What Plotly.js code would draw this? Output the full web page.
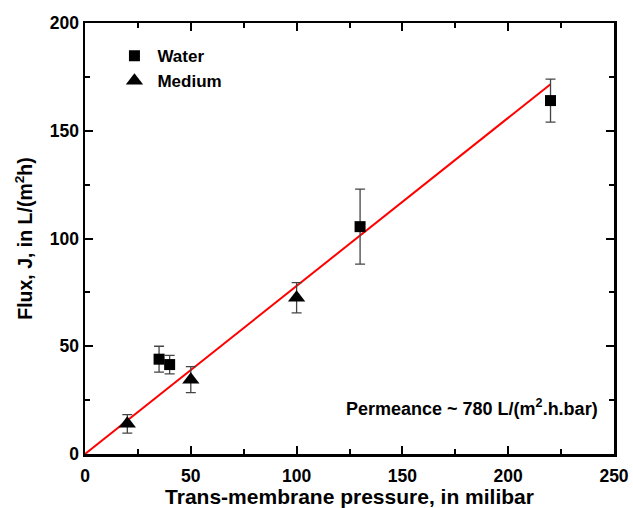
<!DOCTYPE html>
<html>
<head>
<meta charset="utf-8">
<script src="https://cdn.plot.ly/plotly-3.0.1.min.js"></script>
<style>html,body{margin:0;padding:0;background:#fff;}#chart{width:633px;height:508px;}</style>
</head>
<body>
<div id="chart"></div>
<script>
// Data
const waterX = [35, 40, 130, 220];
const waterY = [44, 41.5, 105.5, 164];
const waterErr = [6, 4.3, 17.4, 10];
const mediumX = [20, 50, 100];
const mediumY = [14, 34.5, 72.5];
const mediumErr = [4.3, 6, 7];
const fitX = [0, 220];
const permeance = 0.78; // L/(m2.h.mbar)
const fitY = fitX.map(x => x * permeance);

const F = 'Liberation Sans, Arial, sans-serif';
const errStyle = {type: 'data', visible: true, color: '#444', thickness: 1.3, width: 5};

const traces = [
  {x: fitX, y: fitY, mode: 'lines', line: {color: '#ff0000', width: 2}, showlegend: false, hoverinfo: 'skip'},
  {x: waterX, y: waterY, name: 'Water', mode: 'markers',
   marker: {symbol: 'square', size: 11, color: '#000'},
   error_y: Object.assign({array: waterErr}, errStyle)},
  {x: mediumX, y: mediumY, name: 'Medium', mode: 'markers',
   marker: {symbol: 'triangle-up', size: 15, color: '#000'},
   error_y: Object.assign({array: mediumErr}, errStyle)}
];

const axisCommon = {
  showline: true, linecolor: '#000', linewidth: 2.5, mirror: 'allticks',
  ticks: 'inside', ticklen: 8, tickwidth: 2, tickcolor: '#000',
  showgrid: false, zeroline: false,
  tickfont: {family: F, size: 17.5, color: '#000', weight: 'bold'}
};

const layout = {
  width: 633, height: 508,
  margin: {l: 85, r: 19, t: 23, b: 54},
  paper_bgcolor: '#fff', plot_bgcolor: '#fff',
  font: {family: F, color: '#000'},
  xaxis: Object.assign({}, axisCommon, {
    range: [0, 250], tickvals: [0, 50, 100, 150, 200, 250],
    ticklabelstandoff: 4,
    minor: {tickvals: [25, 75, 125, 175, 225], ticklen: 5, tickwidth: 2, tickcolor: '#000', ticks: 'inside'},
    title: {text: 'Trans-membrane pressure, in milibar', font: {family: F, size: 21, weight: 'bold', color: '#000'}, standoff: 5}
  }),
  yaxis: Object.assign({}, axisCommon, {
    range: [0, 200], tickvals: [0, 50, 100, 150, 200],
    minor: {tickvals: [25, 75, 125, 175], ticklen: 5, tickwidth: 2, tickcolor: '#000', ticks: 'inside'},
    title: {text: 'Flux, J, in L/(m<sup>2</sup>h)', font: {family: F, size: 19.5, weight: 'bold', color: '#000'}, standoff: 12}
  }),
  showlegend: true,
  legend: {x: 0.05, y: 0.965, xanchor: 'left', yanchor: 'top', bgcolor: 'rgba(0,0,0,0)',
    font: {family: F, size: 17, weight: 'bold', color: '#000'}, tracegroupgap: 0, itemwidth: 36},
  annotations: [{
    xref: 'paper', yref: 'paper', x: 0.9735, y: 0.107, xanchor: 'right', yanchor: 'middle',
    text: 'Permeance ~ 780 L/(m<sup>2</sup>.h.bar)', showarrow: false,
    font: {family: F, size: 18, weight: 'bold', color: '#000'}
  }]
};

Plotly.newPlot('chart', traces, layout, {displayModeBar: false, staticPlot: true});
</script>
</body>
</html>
* * * * * * *
Short problem >> Extract the lines exactly, please: the first line of the listing, the line with "const fitY = fitX.map(x => x * permeance);", and every line between them, but no pictures.

The solution >>
What Plotly.js code would draw this? Output the full web page.
<!DOCTYPE html>
<html>
<head>
<meta charset="utf-8">
<script src="https://cdn.plot.ly/plotly-3.0.1.min.js"></script>
<style>html,body{margin:0;padding:0;background:#fff;}#chart{width:633px;height:508px;}</style>
</head>
<body>
<div id="chart"></div>
<script>
// Data
const waterX = [35, 40, 130, 220];
const waterY = [44, 41.5, 105.5, 164];
const waterErr = [6, 4.3, 17.4, 10];
const mediumX = [20, 50, 100];
const mediumY = [14, 34.5, 72.5];
const mediumErr = [4.3, 6, 7];
const fitX = [0, 220];
const permeance = 0.78; // L/(m2.h.mbar)
const fitY = fitX.map(x => x * permeance);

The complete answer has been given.